A friend pointed out Ward to Hittinger, who realized he was looking at the man who was next to him in a widely circulated photo in which the two are helping to carry a young, injured boy covered in a white cloth after the bombing.

Hittinger and Ward spoke for about an hour Sunday. Together, they tried to piece together what happened in the minutes after two bombs exploded on Boylston Street on April 15, killing three and injuring more than 260.

When the first bomb exploded, Ward had just found a spot near a barrier close to Fairfield and Boylston streets and was cheering for runners. Hittinger had just finished a meal at Atlantic Fish Co., next to the location of the second bomb.

Both men said they were afraid a third bomb could explode. Hittinger said he ran down Boylston Street, checking manhole covers to see if any looked like they were recently moved, perhaps to plant a bomb. Then they turned to the victims, who were bleeding, burnt, covered in soot, and terrified. “You couldn’t tell if [victims] were black or white, you couldn’t tell if [victims] were boy or girl,” Hittinger said.

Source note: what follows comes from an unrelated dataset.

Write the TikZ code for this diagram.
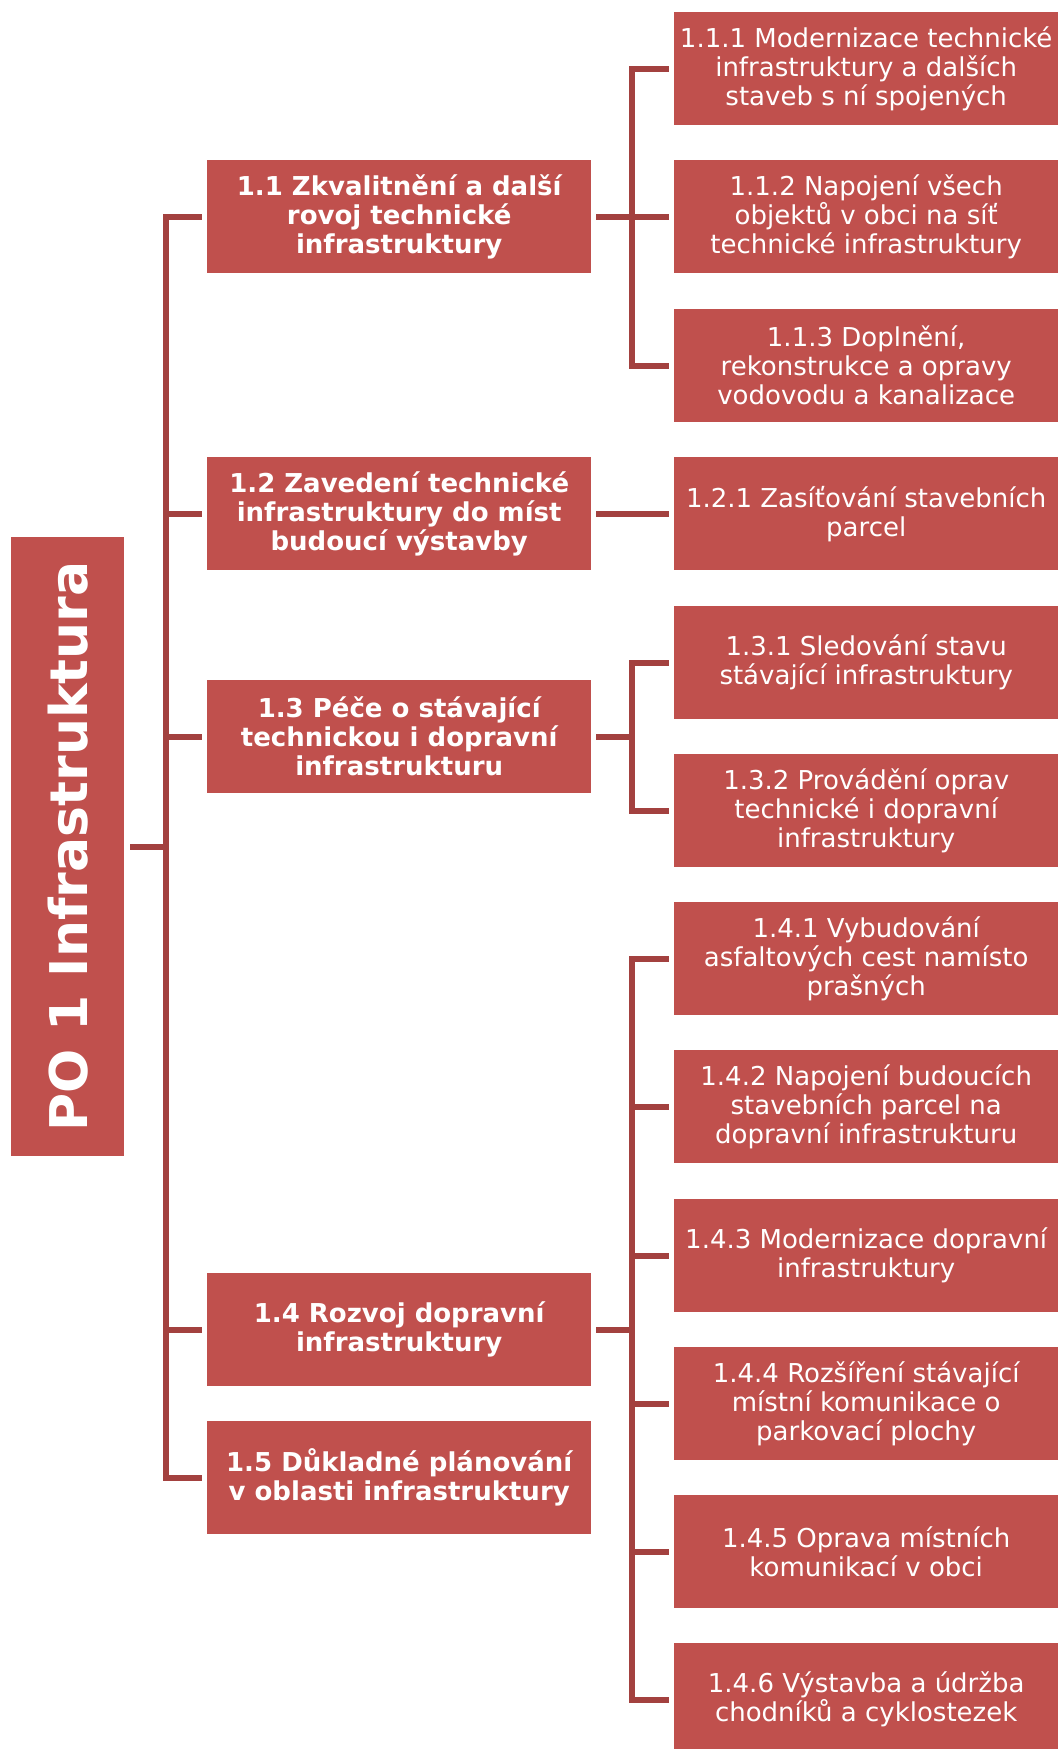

Ward made a decision. “I thought, I could die here, but I’m not leaving these people,” he said.

Ward said he saw Hittinger, calm and focused, and assumed he was a police detective.

“I thought you were in public safety or something,” Ward said. “The way you reacted, your head was very deliberate.”

Hittinger stayed with the injured boy they carried in the photo, and Ward helped other victims. Ward said he would like to meet more of the victims he saw and helped, but that he wouldn’t want to be a bother.

Ward and Hittinger exchanged contact information and hugged. “God bless what you did,” Ward said. “I’ve been looking for you. You saved a lot of people that day.”